His wedding ring, hanging from a simple chain around his neck. The band I placed on his finger ten years ago. The one he should have discarded along with our vows.

He sees me notice, body tensing beneath my hands. For one suspended moment, neither of us breathes. The ring sits against his skin like a confession neither of us is ready to voice.

Then I pull him to me.

"Tell me to stop," he murmurs against my neck, teeth grazing the sensitive spot beneath my ear. "Tell me this isn't what you want."

"I can't." The truth again, torn from somewhere raw and unguarded. "I won't."

Something breaks in him—the last thread of restraint, the final barrier between control and surrender. His mouth reclaims mine, harder now, hungrier. His hands push my skirt up, fingers finding the edge of silk stockings, the bare skin above.

"I've thought about this," he confesses against my throat, voice rough with want. "Every night since the conference room. Wanting you… Needing you."

I should stop him. Should maintain some semblance of control. Should remember all the reasons this can't happen again.

Instead, I reach between us, unfastening his belt with trembling fingers. "Show me."

His eyes meet mine, something vulnerable surfacing beneath desire. For one heartbeat, I see the man beneath the mask. The one who held me through nightmares, who promised to always love me, who whispered his dreams against my skin in the dark.

Then he's kissing me again, and thought dissolves into sensation. His hands, his mouth, his body against mine—familiar and new simultaneously.

We tear at each other's clothes with growing urgency, need overwhelming finesse. My blouse open, his shirt unbuttoned, hands seeking, claiming, relearning.

When his fingers find me—already wet, already aching—a sound tears from my throat. Part surrender, part demand. He watches my face as he touches me, as if memorizing every flicker of expression, every catch in my breath.

This isn't just sex. This is reclamation. Recognition.

Return.

"Inside," I demand, arching against his hand. "Now."

He doesn't make me wait. Doesn't tease. Doesn't draw it out the way he used to, making me beg before giving me what I needed. Just positions himself and pushes into me in one smooth thrust that knocks the air from my lungs.

We both freeze, adjusting to the sensation—the perfect fit, the fullness, the overwhelming rightness of it. His forehead presses against mine, breath ragged against my lips.

"You've always been mine," he whispers, the words so quiet I might have imagined them. "Always."

I don't answer. Don't confirm. Don't deny. Just pull him closer, urging him deeper, setting a rhythm that builds quickly toward something we both need too badly to delay.

This isn't the frantic coupling of the conference room. Not performance or revenge or momentary weakness. This is deliberate choice. This is eyes open. Fully present. Completely aware of who we are and what we're doing.

This is surrender.

He moves within me—steady and deep—hitting places that make stars explode behind my eyes. My nails dig into his shoulders, marking him, claiming him in the only way I'll allow myself.

His hand slides between us, finding where we're joined, circling in the way he remembers—the way only he has ever known how to touch me.

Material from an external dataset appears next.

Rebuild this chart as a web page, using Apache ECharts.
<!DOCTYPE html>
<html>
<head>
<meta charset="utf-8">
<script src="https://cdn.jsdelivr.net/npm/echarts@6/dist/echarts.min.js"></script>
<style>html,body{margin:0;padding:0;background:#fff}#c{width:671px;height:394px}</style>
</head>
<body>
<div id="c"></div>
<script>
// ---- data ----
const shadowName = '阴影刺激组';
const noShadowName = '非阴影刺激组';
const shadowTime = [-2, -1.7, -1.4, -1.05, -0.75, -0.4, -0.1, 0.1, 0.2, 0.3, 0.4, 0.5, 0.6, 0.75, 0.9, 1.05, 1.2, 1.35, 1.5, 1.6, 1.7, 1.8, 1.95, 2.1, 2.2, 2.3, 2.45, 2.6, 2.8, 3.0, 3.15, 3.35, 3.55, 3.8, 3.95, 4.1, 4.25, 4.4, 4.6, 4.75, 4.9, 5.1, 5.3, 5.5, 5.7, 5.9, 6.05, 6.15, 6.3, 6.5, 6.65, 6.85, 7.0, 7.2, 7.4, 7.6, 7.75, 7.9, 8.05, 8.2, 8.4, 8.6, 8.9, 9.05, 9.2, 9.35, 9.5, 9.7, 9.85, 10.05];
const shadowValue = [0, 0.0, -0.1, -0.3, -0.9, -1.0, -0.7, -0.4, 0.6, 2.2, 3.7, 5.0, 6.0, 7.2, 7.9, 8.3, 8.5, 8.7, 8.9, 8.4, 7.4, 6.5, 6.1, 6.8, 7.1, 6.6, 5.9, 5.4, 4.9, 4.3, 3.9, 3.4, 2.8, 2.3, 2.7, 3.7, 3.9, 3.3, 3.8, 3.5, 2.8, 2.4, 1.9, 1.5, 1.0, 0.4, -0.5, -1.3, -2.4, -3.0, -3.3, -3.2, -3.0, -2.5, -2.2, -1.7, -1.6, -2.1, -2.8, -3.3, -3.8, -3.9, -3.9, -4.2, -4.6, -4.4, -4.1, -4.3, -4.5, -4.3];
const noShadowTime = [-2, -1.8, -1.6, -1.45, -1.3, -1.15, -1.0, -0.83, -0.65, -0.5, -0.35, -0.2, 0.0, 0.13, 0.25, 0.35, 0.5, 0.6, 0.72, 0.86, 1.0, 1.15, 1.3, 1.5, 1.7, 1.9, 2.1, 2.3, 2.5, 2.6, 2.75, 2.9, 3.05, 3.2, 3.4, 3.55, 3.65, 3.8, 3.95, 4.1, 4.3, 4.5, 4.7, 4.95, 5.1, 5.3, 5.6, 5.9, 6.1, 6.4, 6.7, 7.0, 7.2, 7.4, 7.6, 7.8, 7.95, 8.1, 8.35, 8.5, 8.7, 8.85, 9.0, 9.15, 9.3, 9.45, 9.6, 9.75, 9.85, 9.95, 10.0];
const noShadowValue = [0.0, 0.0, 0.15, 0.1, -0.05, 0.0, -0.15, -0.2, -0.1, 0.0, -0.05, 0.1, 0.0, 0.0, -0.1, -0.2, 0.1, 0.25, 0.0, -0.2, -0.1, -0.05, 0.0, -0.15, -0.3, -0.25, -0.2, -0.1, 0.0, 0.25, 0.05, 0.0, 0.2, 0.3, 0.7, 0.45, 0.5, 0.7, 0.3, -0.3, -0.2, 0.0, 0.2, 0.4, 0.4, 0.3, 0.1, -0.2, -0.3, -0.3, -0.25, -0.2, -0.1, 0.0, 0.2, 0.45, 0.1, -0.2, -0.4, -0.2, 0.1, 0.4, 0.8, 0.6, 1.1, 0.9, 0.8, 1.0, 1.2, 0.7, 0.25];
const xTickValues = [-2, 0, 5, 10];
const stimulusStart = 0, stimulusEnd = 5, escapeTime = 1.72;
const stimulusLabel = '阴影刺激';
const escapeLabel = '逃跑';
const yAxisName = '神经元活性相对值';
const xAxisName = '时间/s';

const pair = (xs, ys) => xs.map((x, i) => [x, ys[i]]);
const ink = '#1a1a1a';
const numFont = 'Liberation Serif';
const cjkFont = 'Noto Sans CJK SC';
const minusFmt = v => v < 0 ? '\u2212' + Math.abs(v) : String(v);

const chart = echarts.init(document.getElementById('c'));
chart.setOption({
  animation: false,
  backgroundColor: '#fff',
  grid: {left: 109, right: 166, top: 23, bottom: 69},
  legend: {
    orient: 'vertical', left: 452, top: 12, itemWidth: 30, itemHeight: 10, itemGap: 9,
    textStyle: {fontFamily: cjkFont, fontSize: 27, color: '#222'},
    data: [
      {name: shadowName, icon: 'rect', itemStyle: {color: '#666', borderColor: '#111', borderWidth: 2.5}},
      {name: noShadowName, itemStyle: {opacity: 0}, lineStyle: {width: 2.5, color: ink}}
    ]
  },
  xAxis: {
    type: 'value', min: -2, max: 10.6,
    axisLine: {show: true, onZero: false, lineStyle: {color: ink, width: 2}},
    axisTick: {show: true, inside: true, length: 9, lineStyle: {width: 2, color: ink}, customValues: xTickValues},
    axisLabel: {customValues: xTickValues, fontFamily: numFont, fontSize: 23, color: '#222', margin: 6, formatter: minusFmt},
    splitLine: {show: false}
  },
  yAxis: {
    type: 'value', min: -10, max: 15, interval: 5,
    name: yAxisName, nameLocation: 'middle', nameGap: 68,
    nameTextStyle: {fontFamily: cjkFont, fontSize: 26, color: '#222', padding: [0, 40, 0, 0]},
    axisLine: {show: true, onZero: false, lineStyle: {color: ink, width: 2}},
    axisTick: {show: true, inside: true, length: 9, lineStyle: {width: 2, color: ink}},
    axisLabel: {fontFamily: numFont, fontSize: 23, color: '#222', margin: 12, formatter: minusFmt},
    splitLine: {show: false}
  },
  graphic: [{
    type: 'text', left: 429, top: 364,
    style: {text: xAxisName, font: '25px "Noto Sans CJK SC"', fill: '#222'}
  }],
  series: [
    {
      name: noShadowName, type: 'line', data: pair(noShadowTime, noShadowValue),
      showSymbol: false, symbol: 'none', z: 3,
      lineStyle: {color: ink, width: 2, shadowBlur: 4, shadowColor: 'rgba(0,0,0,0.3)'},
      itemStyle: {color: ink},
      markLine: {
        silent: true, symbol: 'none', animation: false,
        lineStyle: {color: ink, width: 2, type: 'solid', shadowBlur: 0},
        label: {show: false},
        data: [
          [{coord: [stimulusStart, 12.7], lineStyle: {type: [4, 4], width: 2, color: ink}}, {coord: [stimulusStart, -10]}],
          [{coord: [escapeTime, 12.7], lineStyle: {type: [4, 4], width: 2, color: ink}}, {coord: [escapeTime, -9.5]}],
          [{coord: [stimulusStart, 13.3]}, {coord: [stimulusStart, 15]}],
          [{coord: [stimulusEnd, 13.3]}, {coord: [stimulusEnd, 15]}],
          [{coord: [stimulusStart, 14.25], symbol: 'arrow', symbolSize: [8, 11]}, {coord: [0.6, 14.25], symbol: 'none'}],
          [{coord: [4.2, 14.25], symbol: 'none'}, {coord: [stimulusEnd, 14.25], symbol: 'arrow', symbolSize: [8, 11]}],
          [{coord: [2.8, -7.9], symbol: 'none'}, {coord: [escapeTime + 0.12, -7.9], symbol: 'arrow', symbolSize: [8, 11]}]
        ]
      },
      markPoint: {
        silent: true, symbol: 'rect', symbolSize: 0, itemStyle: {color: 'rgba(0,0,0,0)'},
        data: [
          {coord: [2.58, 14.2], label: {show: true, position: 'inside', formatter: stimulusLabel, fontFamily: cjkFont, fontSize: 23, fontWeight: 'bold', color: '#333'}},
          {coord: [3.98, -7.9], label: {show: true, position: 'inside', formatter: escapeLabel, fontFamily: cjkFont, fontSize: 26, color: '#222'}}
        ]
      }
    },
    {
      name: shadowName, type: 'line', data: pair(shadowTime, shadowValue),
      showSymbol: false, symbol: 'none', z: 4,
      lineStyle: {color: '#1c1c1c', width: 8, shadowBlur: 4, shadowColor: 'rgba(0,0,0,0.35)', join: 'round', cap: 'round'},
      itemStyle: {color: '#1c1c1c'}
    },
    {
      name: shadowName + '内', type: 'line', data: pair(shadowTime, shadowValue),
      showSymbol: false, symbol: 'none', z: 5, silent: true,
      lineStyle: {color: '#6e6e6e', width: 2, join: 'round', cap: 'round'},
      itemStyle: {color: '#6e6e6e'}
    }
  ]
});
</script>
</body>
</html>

"Let go," he murmurs against my ear, voice strained with the effort of holding back. "I've got you."

The orgasm hits like a wave breaking, sensation radiating outward from where we're connected. I cry out, back arching, body clenching around him as pleasure crests and breaks.

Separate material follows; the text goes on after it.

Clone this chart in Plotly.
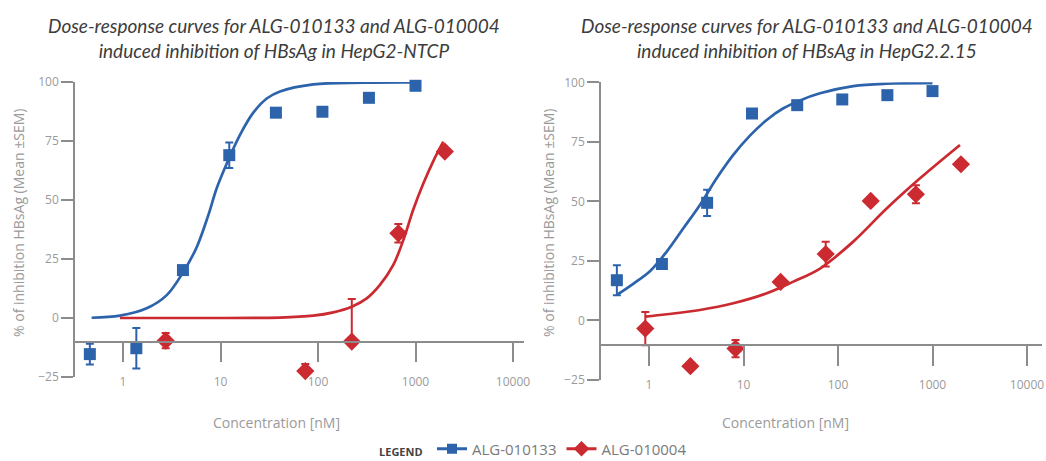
import math
import plotly.graph_objects as go

W, H = 1046, 461

# ---------------- data ----------------
conc_133 = [0.457, 1.37, 4.12, 12.3, 37.0, 111, 333, 1000]
conc_004 = [0.914, 2.74, 8.23, 24.7, 74.1, 222, 667, 2000]

# HepG2-NTCP
ntcp_133_y = [-15.3, -12.8, 20.3, 69.0, 87.0, 87.4, 93.3, 98.4]
ntcp_133_sem = [4.4, 8.6, 0, 5.4, 0, 0, 0, 0]
ntcp_004_x = [2.74, 74.1, 222, 667, 2000]
ntcp_004_y = [-9.6, -22.5, -10.0, 35.9, 70.5]
ntcp_004_sem_plus = [3.2, 3.0, 18.0, 3.9, 0]
ntcp_004_sem_minus = [3.2, 3.0, 0, 3.9, 0]

ntcp_133_fit_x = [0.477, 0.93, 1.75, 2.81, 4.15, 5.70, 7.50, 9.14, 11.6, 15.8, 21.7, 29.8, 40.7, 89.5, 292, 1000]
ntcp_133_fit_y = [0.1, 1.0, 4.1, 9.7, 19.5, 30.0, 43.6, 55.0, 65.5, 77.5, 87.0, 93.0, 96.0, 99.0, 99.7, 99.8]
ntcp_004_fit_x = [0.93, 6.2, 40.7, 89.5, 143.5, 222, 316, 432, 592, 750, 949, 1203, 1523, 1928]
ntcp_004_fit_y = [0.0, 0.0, 0.2, 1.0, 2.4, 4.8, 8.3, 14.0, 22.5, 33.0, 46.0, 57.0, 66.5, 74.7]

# HepG2.2.15
hep_133_y = [16.9, 23.7, 49.4, 86.9, 90.4, 92.8, 94.6, 96.3]
hep_133_sem = [6.3, 0, 5.5, 0, 0, 0, 0, 0]
hep_004_y = [-3.4, -19.2, -11.8, 16.2, 27.9, 50.2, 53.0, 65.6]
hep_004_sem = [7.0, 0, 3.6, 0, 5.2, 0, 3.8, 0]

hep_133_fit_x = [0.455, 0.68, 1.03, 1.54, 2.31, 3.46, 5.2, 7.8, 11.7, 17.6, 26.4, 39.6, 64.5, 145, 327, 1000]
hep_133_fit_y = [10.7, 15.4, 20.8, 28.9, 38.7, 48.5, 59.7, 69.5, 77.6, 84.2, 89.1, 92.4, 95.4, 98.4, 99.4, 99.6]
hep_004_fit_x = [0.914, 1.54, 3.46, 7.8, 17.6, 33.7, 64.5, 145, 327, 738, 1954]
hep_004_fit_y = [1.6, 2.6, 4.4, 7.2, 11.4, 16.3, 21.8, 33.1, 47.0, 59.7, 73.7]

names = ["ALG-010133", "ALG-010004"]
titles = [
    "Dose-response curves for ALG-010133 and ALG-010004<br>induced inhibition of HBsAg in HepG2-NTCP",
    "Dose-response curves for ALG-010133 and ALG-010004<br>induced inhibition of HBsAg in HepG2.2.15",
]
x_ticks = [1, 10, 100, 1000, 10000]
x_tick_text = ["1", "10", "100", "1000", "10000"]
y_ticks = [-25, 0, 25, 50, 75, 100]
y_title = "% of inhibition HBsAg (Mean ±SEM)"
x_title = "Concentration [nM]"

BLUE = "#2d63ab"
RED = "#cb2a30"
AX = "#8c8c8c"
TXT = "#9a9a9a"


def fx(px):
    return px / W


def fy(py):
    return 1 - py / H


fig = go.Figure()


def add_panel(xa, ya, d133, s133, x004, d004, s004p, s004m, f133x, f133y, f004x, f004y):
    fig.add_trace(go.Scatter(x=f133x, y=f133y, mode="lines", line=dict(color=BLUE, width=2.7, shape="spline", smoothing=1.0),
                             xaxis=xa, yaxis=ya, showlegend=False, hoverinfo="skip"))
    fig.add_trace(go.Scatter(x=f004x, y=f004y, mode="lines", line=dict(color=RED, width=2.7, shape="spline", smoothing=1.0),
                             xaxis=xa, yaxis=ya, showlegend=False, hoverinfo="skip"))
    fig.add_trace(go.Scatter(x=conc_133, y=d133, mode="markers",
                             marker=dict(symbol="square", size=12, color=BLUE),
                             error_y=dict(type="data", array=s133, color=BLUE, thickness=2, width=4),
                             xaxis=xa, yaxis=ya, showlegend=False, cliponaxis=False))
    fig.add_trace(go.Scatter(x=x004, y=d004, mode="markers",
                             marker=dict(symbol="diamond", size=14, color=RED),
                             error_y=dict(type="data", symmetric=False, array=s004p, arrayminus=s004m,
                                          color=RED, thickness=2, width=4),
                             xaxis=xa, yaxis=ya, showlegend=False, cliponaxis=False))


add_panel("x", "y", ntcp_133_y, ntcp_133_sem, ntcp_004_x, ntcp_004_y, ntcp_004_sem_plus, ntcp_004_sem_minus,
          ntcp_133_fit_x, ntcp_133_fit_y, ntcp_004_fit_x, ntcp_004_fit_y)
add_panel("x2", "y2", hep_133_y, hep_133_sem, conc_004, hep_004_y, hep_004_sem, hep_004_sem,
          hep_133_fit_x, hep_133_fit_y, hep_004_fit_x, hep_004_fit_y)

# legend entries
fig.add_trace(go.Scatter(x=[None], y=[None], mode="lines+markers", name=names[0],
                         line=dict(color=BLUE, width=3), marker=dict(symbol="square", size=10, color=BLUE)))
fig.add_trace(go.Scatter(x=[None], y=[None], mode="lines+markers", name=names[1],
                         line=dict(color=RED, width=3), marker=dict(symbol="diamond", size=12, color=RED)))

tickfont = dict(family="Open Sans", size=12, color=TXT)

# panel geometry (pixels)
panels = [
    dict(x0=75, x1=524, one=123, dec=97.5, ytop=82, ybot=377, xline=341.6),
    dict(x0=601, x1=1042, one=649, dec=94.5, ytop=82.3, ybot=380, xline=345),
]
for i, p in enumerate(panels):
    lo = -(p["one"] - p["x0"]) / p["dec"]
    hi = lo + (p["x1"] - p["x0"]) / p["dec"]
    xk = "xaxis" if i == 0 else "xaxis2"
    yk = "yaxis" if i == 0 else "yaxis2"
    fig.layout[xk] = dict(type="log", domain=[fx(p["x0"]), fx(p["x1"])], range=[lo, hi],
                          anchor="free", position=fy(p["xline"]),
                          tickvals=x_ticks, ticktext=x_tick_text, ticks="outside", ticklen=20,
                          ticklabelstandoff=9,
                          tickwidth=1.5, tickcolor=AX, showline=True, linecolor=AX, linewidth=1.5,
                          showgrid=False, zeroline=False, tickfont=tickfont)
    fig.layout[yk] = dict(domain=[fy(p["ybot"]), fy(p["ytop"])], range=[-25, 100],
                          anchor="x" if i == 0 else "x2",
                          tickvals=y_ticks, ticks="outside", ticklen=12, tickwidth=1.5, tickcolor=AX,
                          showline=True, linecolor=AX, linewidth=1.5, showgrid=False, zeroline=False,
                          tickfont=tickfont)

annotations = []
for cx, t in [(274, titles[0]), (807, titles[1])]:
    annotations.append(dict(x=fx(cx), y=fy(38), xref="paper", yref="paper", text=t, showarrow=False,
                            xanchor="center", yanchor="middle",
                            font=dict(family="Lato", size=19, color="#3c3c3c", style="italic")))
for cx in [18, 548]:
    annotations.append(dict(x=fx(cx), y=fy(223), xref="paper", yref="paper", text=y_title, showarrow=False,
                            textangle=-90, xanchor="center", yanchor="middle",
                            font=dict(family="Open Sans", size=14, color=TXT)))
for cx in [276, 785]:
    annotations.append(dict(x=fx(cx), y=fy(422), xref="paper", yref="paper", text=x_title, showarrow=False,
                            xanchor="center", yanchor="middle",
                            font=dict(family="Open Sans", size=14, color=TXT)))
annotations.append(dict(x=fx(401), y=fy(451), xref="paper", yref="paper", text="<b>LEGEND</b>", showarrow=False,
                        xanchor="center", yanchor="middle",
                        font=dict(family="Open Sans", size=11, color="#444444")))

fig.update_layout(
    width=W, height=H, margin=dict(l=0, r=0, t=0, b=0, autoexpand=False),
    paper_bgcolor="white", plot_bgcolor="white",
    annotations=annotations,
    showlegend=True,
    legend=dict(orientation="h", x=fx(432), y=fy(449), xanchor="left", yanchor="middle",
                font=dict(family="Open Sans", size=15, color="#7a7a7a"), bgcolor="rgba(0,0,0,0)",
                itemwidth=30, tracegroupgap=0),
)

fig.write_html("out.html", config={"displayModeBar": False},
               post_script="document.body.style.margin='0';document.body.style.overflow='hidden';")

He follows immediately, hips jerking against mine, my name a harsh exhale against my neck as he empties himself inside me.

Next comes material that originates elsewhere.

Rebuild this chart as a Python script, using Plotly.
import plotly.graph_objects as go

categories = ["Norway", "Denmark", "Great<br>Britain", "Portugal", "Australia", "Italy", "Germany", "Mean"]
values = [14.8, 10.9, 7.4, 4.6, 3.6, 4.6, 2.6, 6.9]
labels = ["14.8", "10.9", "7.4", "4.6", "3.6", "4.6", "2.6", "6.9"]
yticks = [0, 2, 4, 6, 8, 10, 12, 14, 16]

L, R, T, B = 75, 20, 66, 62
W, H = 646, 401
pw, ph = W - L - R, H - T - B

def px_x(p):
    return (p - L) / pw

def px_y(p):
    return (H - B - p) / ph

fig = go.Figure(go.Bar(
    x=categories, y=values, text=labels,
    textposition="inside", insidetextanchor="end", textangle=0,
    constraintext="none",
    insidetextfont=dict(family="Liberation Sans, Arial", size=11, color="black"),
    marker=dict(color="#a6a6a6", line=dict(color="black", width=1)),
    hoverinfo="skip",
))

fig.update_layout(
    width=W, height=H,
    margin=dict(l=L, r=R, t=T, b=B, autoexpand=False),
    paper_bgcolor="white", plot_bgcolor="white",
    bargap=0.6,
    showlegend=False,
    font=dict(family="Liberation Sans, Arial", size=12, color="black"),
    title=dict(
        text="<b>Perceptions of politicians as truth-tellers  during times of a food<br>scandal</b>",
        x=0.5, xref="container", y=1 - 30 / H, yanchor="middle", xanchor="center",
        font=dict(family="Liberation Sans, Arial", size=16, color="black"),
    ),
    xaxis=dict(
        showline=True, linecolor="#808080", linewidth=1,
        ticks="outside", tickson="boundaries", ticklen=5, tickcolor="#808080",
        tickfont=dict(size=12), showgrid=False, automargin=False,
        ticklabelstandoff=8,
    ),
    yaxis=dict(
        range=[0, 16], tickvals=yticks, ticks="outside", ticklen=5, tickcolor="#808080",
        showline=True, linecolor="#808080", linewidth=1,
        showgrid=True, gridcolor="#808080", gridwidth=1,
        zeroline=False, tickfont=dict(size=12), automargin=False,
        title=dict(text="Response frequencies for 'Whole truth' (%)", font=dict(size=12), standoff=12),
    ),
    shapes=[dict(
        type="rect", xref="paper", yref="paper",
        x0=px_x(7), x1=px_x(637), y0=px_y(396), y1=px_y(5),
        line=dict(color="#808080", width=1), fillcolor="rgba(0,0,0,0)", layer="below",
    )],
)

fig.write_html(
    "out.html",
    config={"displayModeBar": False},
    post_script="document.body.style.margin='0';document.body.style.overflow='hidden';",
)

For several heartbeats, neither of us moves. Just breathe against each other, bodies joined, sweat cooling on our skin. Reality returns in slow degrees—the penthouse, the couch, the clothes half-removed, the life we've built apart crumbling with each touch.

He lifts his head finally, looking down at me with something that goes beyond desire. Beyond possession. Something that makes my chest ache with possibility and fear intertwined.

"Chanel…"

"Don't." I place my fingers against his lips, stopping whatever he's about to say. "Please."

He studies me for a long moment, then nods once, accepting the boundary. Understanding what I need. What I can handle.